From the listing below, return each line that includes "chart".

[BEGIN INFORMATION SHOWN]

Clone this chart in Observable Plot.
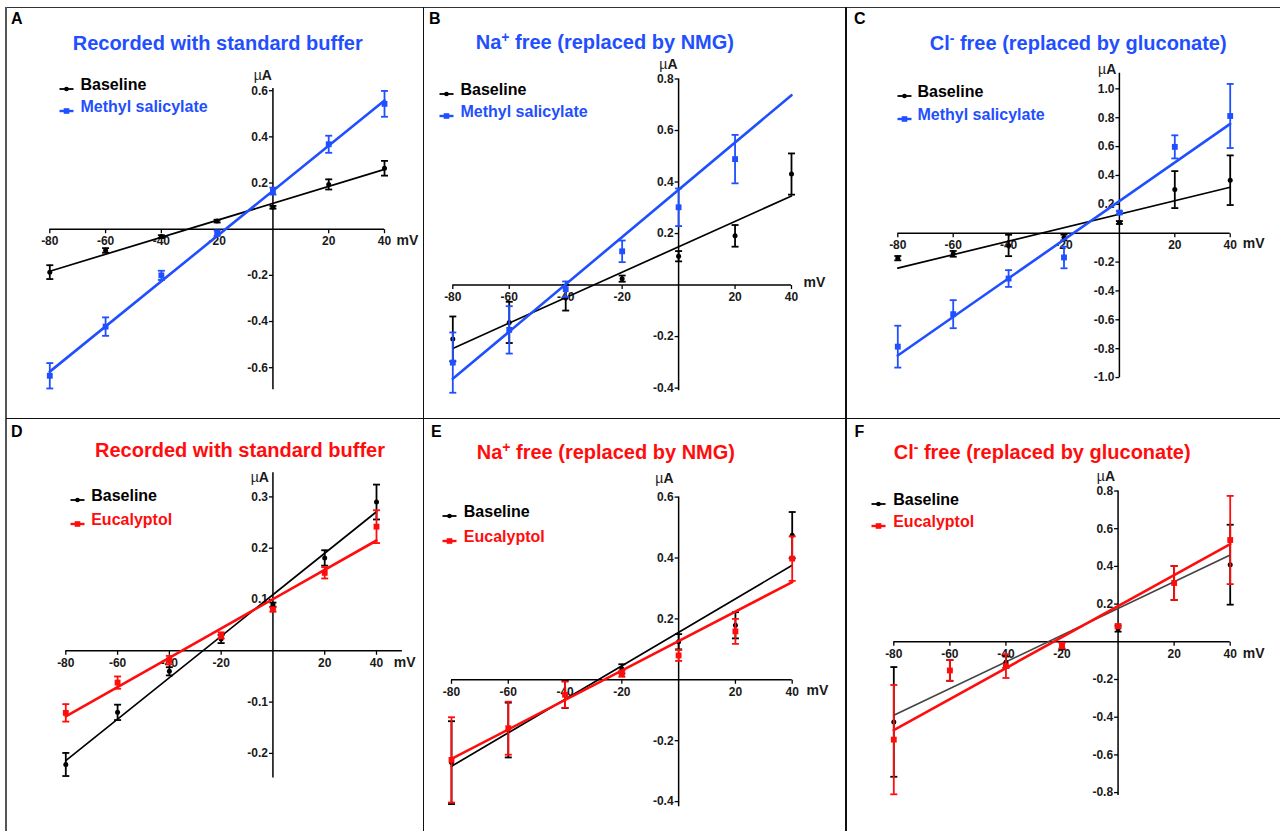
<!DOCTYPE html>
<html><head><meta charset="utf-8">
<script src="https://cdn.jsdelivr.net/npm/d3@7"></script>
<script src="https://cdn.jsdelivr.net/npm/@observablehq/plot@0.6"></script>
<style>
body{margin:0;background:#fff;}
#fig{position:relative;width:1280px;height:831px;overflow:hidden;font-family:"Liberation Sans",Arial,Helvetica,sans-serif;background:#fff;}
.abs{position:absolute;}
.title{font-size:20px;font-weight:bold;line-height:1;white-space:nowrap;transform:translateY(-50%);}
.title sup{font-size:70%;vertical-align:0.5em;line-height:0;}
.letter{font-size:16px;font-weight:bold;line-height:1;transform:translateY(-50%);color:#000;}
.leg{font-size:16px;font-weight:bold;line-height:1;white-space:nowrap;transform:translateY(-50%);}
.panel svg{display:block;}
</style></head><body><div id="fig"></div><script>
// ---------------- data ----------------
const voltages = [-80, -60, -40, -20, 0, 20, 40];
const fitVoltages = [-80, 40];
const xTickValues = [-80, -60, -40, -20, 20, 40];
const seriesNames = ["Baseline", "Methyl salicylate", "Eucalyptol"];
const panelLetters = ["A", "B", "C", "D", "E", "F"];
const panelTitles = [
  "Recorded with standard buffer",
  "Na<sup>+</sup> free (replaced by NMG)",
  "Cl<sup>-</sup> free (replaced by gluconate)",
  "Recorded with standard buffer",
  "Na<sup>+</sup> free (replaced by NMG)",
  "Cl<sup>-</sup> free (replaced by gluconate)"
];

// Panel A
const aBaselineMean = [-0.186, -0.092, -0.032, 0.035, 0.095, 0.194, 0.264];
const aBaselineSem  = [0.030, 0.010, 0.006, 0.006, 0.006, 0.022, 0.032];
const aBaselineFit  = [-0.182, 0.259];
const aMethylMean   = [-0.635, -0.422, -0.200, -0.017, 0.165, 0.368, 0.543];
const aMethylSem    = [0.055, 0.040, 0.020, 0.012, 0.015, 0.037, 0.056];
const aMethylFit    = [-0.617, 0.558];
const aYTicks = [-0.6, -0.4, -0.2, 0.2, 0.4, 0.6];

// Panel B
const bBaselineMean = [-0.209, -0.145, -0.049, 0.025, 0.112, 0.191, 0.431];
const bBaselineSem  = [0.087, 0.080, 0.050, 0.012, 0.020, 0.042, 0.080];
const bBaselineFit  = [-0.246, 0.346];
const bMethylMean   = [-0.301, -0.174, -0.016, 0.131, 0.302, 0.489, null];
const bMethylSem    = [0.117, 0.092, 0.030, 0.042, 0.073, 0.094, null];
const bMethylFit    = [-0.364, 0.737];
const bYTicks = [-0.4, -0.2, 0.2, 0.4, 0.6, 0.8];

// Panel C
const cBaselineMean = [-0.173, -0.143, -0.085, -0.030, 0.074, 0.302, 0.367];
const cBaselineSem  = [0.015, 0.020, 0.074, 0.020, 0.010, 0.128, 0.172];
const cBaselineFit  = [-0.242, 0.318];
const cMethylMean   = [-0.786, -0.561, -0.314, -0.168, 0.143, 0.598, 0.812];
const cMethylSem    = [0.145, 0.097, 0.058, 0.075, 0.010, 0.080, 0.222];
const cMethylFit    = [-0.847, 0.757];
const cYTicks = [-1.0, -0.8, -0.6, -0.4, -0.2, 0.2, 0.4, 0.6, 0.8, 1.0];

// Panel D
const dBaselineMean = [-0.2216, -0.120, -0.040, 0.023, 0.090, 0.181, 0.290];
const dBaselineSem  = [0.0225, 0.015, 0.008, 0.008, 0.004, 0.015, 0.034];
const dBaselineFit  = [-0.214, 0.271];
const dEucalMean    = [-0.121, -0.062, -0.018, 0.030, 0.0805, 0.152, 0.242];
const dEucalSem     = [0.017, 0.012, 0.008, 0.006, 0.004, 0.011, 0.032];
const dEucalFit     = [-0.128, 0.215];
const dYTicks = [-0.2, -0.1, 0.1, 0.2, 0.3];

// Panel E
const eBaselineMean = [-0.272, -0.165, -0.048, 0.036, 0.125, 0.179, 0.475];
const eBaselineSem  = [0.136, 0.090, 0.045, 0.015, 0.025, 0.043, 0.076];
const eBaselineFit  = [-0.284, 0.376];
const eEucalMean    = [-0.263, -0.159, -0.049, 0.020, 0.080, 0.159, 0.398];
const eEucalSem     = [0.140, 0.087, 0.043, 0.010, 0.018, 0.041, 0.073];
const eEucalFit     = [-0.260, 0.321];
const eYTicks = [-0.4, -0.2, 0.2, 0.4, 0.6];

// Panel F
const fBaselineMean = [-0.425, -0.152, -0.108, -0.020, 0.069, 0.312, 0.409];
const fBaselineSem  = [0.291, 0.055, 0.030, 0.020, 0.015, 0.090, 0.212];
const fBaselineFit  = [-0.390, 0.460];
const fEucalMean    = [-0.519, -0.152, -0.129, -0.020, 0.083, 0.312, 0.540];
const fEucalSem     = [0.290, 0.055, 0.063, 0.015, 0.010, 0.090, 0.234];
const fEucalFit     = [-0.468, 0.518];
const fYTicks = [-0.8, -0.6, -0.4, -0.2, 0.2, 0.4, 0.6, 0.8];

// ---------------- styles / layout ----------------
const BLUE = "#1f4fff", RED = "#ff0d0d", BLACK = "#000";
const FONT = "'Liberation Sans', Arial, Helvetica, sans-serif";

const panels = [
  {letter: 0, title: 0, left: 6, top: 7, width: 420, height: 410, mL: 43.3, mR: 42, mT: 83.2, mB: 49.8,
   yDomain: [-0.6, 0.6], yAxis: [-0.695, 0.61], xEnd: 40, yTicks: aYTicks,
   base: [aBaselineMean, aBaselineSem, aBaselineFit], treat: [aMethylMean, aMethylSem, aMethylFit], treatName: 1, color: BLUE, baseLine: BLACK,
   titleX: 72.7, titleY: 42.7, letterX: 11, letterY: 18.8, legX: 59, legTextX: 80.5, legY: [85, 106.7],
   mV: [12, 11], unit: [-1, -13]},
  {letter: 1, title: 1, left: 424, top: 7, width: 420, height: 410, mL: 28.3, mR: 53, mT: 71.5, mB: 29.4,
   yDomain: [-0.4, 0.8], yAxis: [-0.41, 0.8], xEnd: 40, yTicks: bYTicks,
   base: [bBaselineMean, bBaselineSem, bBaselineFit], treat: [bMethylMean, bMethylSem, bMethylFit], treatName: 1, color: BLUE, baseLine: BLACK,
   titleX: 475.7, titleY: 41.7, letterX: 429, letterY: 18.5, legX: 439, legTextX: 460.5, legY: [90, 112.3],
   mV: [12, -2.7], unit: [-1, -14.4]},
  {letter: 2, title: 2, left: 847, top: 7, width: 433, height: 410, mL: 50.3, mR: 50.3, mT: 81.35, mB: 39.95,
   yDomain: [-1, 1], yAxis: [-1.0, 1.108], xEnd: 40, yTicks: cYTicks,
   base: [cBaselineMean, cBaselineSem, cBaselineFit], treat: [cMethylMean, cMethylSem, cMethylFit], treatName: 1, color: BLUE, baseLine: BLACK,
   titleX: 929.7, titleY: 43.3, letterX: 854, letterY: 19, legX: 897, legTextX: 917.5, legY: [92.3, 115.3],
   mV: [12.6, 10.6], unit: [-3, -3.4]},
  {letter: 3, title: 3, left: 6, top: 419, width: 420, height: 410, mL: 59.3, mR: 50, mT: 77.4, mB: 76.1,
   yDomain: [-0.2, 0.3], yAxis: [-0.248, 0.347], xEnd: 50, yTicks: dYTicks,
   base: [dBaselineMean, dBaselineSem, dBaselineFit], treat: [dEucalMean, dEucalSem, dEucalFit], treatName: 2, color: RED, baseLine: BLACK,
   titleX: 95, titleY: 450, letterX: 11, letterY: 432.3, legX: 70, legTextX: 91.2, legY: [496, 520.3],
   mV: [17.3, 12], unit: [-4, 4.4]},
  {letter: 4, title: 4, left: 424, top: 419, width: 420, height: 410, mL: 27, mR: 52.3, mT: 77.6, mB: 27.9,
   yDomain: [-0.4, 0.6], yAxis: [-0.417, 0.6], xEnd: 40, yTicks: eYTicks,
   base: [eBaselineMean, eBaselineSem, eBaselineFit], treat: [eEucalMean, eEucalSem, eEucalFit], treatName: 2, color: RED, baseLine: BLACK,
   titleX: 476.7, titleY: 452.3, letterX: 431, letterY: 432.3, legX: 442.3, legTextX: 463.8, legY: [512, 537],
   mV: [14.3, 10.7], unit: [-5, -18.3]},
  {letter: 5, title: 5, left: 847, top: 419, width: 433, height: 410, mL: 46.3, mR: 50.3, mT: 71.5, mB: 36.9,
   yDomain: [-0.8, 0.8], yAxis: [-0.815, 0.8], xEnd: 40, yTicks: fYTicks,
   base: [fBaselineMean, fBaselineSem, fBaselineFit], treat: [fEucalMean, fEucalSem, fEucalFit], treatName: 2, color: RED, baseLine: "#444",
   titleX: 893.7, titleY: 452.3, letterX: 854.5, letterY: 432, legX: 871.3, legTextX: 893.2, legY: [500.3, 521.7],
   mV: [12.6, 11.3], unit: [-3, -14.7]}
];

// custom line symbols
const tickDown = {draw(ctx) { ctx.moveTo(0, 0); ctx.lineTo(0, 4); }};
const tickLeft = {draw(ctx) { ctx.moveTo(0, 0); ctx.lineTo(-4, 0); }};
const capSym = {draw(ctx) { ctx.moveTo(-3.5, 0); ctx.lineTo(3.5, 0); }};

function rows(mean, sem) {
  return voltages.map((v, i) => ({v, m: mean[i], e: sem[i]})).filter(d => d.m != null);
}
function fitRows(fit) { return fitVoltages.map((v, i) => ({v, m: fit[i]})); }

function seriesMarks(mean, sem, fit, color, lineColor, lineWidth, symbol, r) {
  const data = rows(mean, sem);
  return [
    Plot.line(fitRows(fit), {x: "v", y: "m", stroke: lineColor, strokeWidth: lineWidth}),
    Plot.ruleX(data, {x: "v", y1: d => d.m - d.e, y2: d => d.m + d.e, stroke: color, strokeWidth: 1.8}),
    Plot.dot(data, {x: "v", y: d => d.m + d.e, symbol: capSym, stroke: color, fill: "none", strokeWidth: 1.8}),
    Plot.dot(data, {x: "v", y: d => d.m - d.e, symbol: capSym, stroke: color, fill: "none", strokeWidth: 1.8}),
    Plot.dot(data, {x: "v", y: "m", symbol, r, fill: color, stroke: "none"})
  ];
}

const fig = document.getElementById("fig");
function addDiv(cls, style, html) {
  const d = document.createElement("div");
  d.className = cls;
  Object.assign(d.style, style);
  if (html != null) d.innerHTML = html;
  fig.appendChild(d);
  return d;
}

for (const p of panels) {
  const chart = Plot.plot({
    width: p.width, height: p.height,
    marginLeft: p.mL, marginRight: p.mR, marginTop: p.mT, marginBottom: p.mB,
    x: {domain: [-80, 40], axis: null},
    y: {domain: p.yDomain, axis: null},
    style: {fontFamily: FONT, overflow: "visible", background: "transparent"},
    marks: [
      Plot.ruleY([0], {x1: -80, x2: p.xEnd, stroke: "#000", strokeWidth: 1.5}),
      Plot.ruleX([0], {y1: p.yAxis[0], y2: p.yAxis[1], stroke: "#000", strokeWidth: 1.5}),
      Plot.dot(xTickValues, {x: d => d, y: 0, symbol: tickDown, stroke: "#000", fill: "none", strokeWidth: 1.3}),
      Plot.dot(p.yTicks, {x: 0, y: d => d, symbol: tickLeft, stroke: "#000", fill: "none", strokeWidth: 1.3}),
      Plot.text(xTickValues, {x: d => d, y: 0, text: d => String(d), dy: 12, fontSize: 12, fontWeight: "bold", fill: "#1a1a1a"}),
      Plot.text(p.yTicks, {x: 0, y: d => d, text: d => d.toFixed(1), dx: -5, textAnchor: "end", fontSize: 12, fontWeight: "bold", fill: "#1a1a1a"}),
      Plot.text(["mV"], {x: 40, y: 0, text: d => d, dx: p.mV[0], dy: p.mV[1], textAnchor: "start", fontSize: 14, fontWeight: "bold", fill: "#1a1a1a"}),
      Plot.text(["A"], {x: 0, y: p.yAxis[1], text: d => d, dx: p.unit[0], dy: p.unit[1], textAnchor: "end", fontSize: 14, fontWeight: "bold", fill: "#1a1a1a"}),
      Plot.text(["\u00b5"], {x: 0, y: p.yAxis[1], text: d => d, dx: p.unit[0] - 10.2, dy: p.unit[1], textAnchor: "end", fontSize: 14, fill: "#1a1a1a"}),
      ...seriesMarks(p.base[0], p.base[1], p.base[2], BLACK, p.baseLine, 1.7, "circle", 2.5),
      ...seriesMarks(p.treat[0], p.treat[1], p.treat[2], p.color, p.color, 2.6, "square", 3.3)
    ]
  });
  const holder = addDiv("abs panel", {left: p.left + "px", top: p.top + "px", width: p.width + "px", height: p.height + "px"});
  holder.appendChild(chart);

  addDiv("abs title", {left: p.titleX + "px", top: p.titleY + "px", color: p.color}, panelTitles[p.title]);
  addDiv("abs letter", {left: p.letterX + "px", top: p.letterY + "px"}, panelLetters[p.letter]);

  const legend = [[seriesNames[0], BLACK, "circle"], [seriesNames[p.treatName], p.color, "square"]];
  legend.forEach(([name, col, shape], i) => {
    const y = p.legY[i];
    const sw = addDiv("abs", {left: p.legX + "px", top: (y - 5) + "px", width: "16px", height: "10px"});
    const marker = shape === "circle"
      ? `<circle cx="7.5" cy="5" r="2.3" fill="${col}"/>`
      : `<rect x="4.7" y="2.2" width="5.6" height="5.6" fill="${col}"/>`;
    sw.innerHTML = `<svg width="16" height="10"><line x1="0.5" y1="5" x2="14.5" y2="5" stroke="${col}" stroke-width="${shape === "circle" ? 1.8 : 2.4}"/>${marker}</svg>`;
    addDiv("abs leg", {left: p.legTextX + "px", top: y + "px", color: col}, name);
  });
}

// frame lines between panels
addDiv("abs", {left: "6px", top: "6.5px", width: "1274px", height: "1.5px", background: "#333"});
addDiv("abs", {left: "5px", top: "7px", width: "2px", height: "824px", background: "#555"});
addDiv("abs", {left: "422.8px", top: "7px", width: "1.5px", height: "824px", background: "#111"});
addDiv("abs", {left: "845.2px", top: "7px", width: "1.5px", height: "824px", background: "#111"});
addDiv("abs", {left: "6px", top: "417.6px", width: "1274px", height: "1.5px", background: "#111"});
</script></body></html>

[END INFORMATION SHOWN]

TASK RESPONSE:
Clone this chart in Observable Plot.
  const chart = Plot.plot({
  holder.appendChild(chart);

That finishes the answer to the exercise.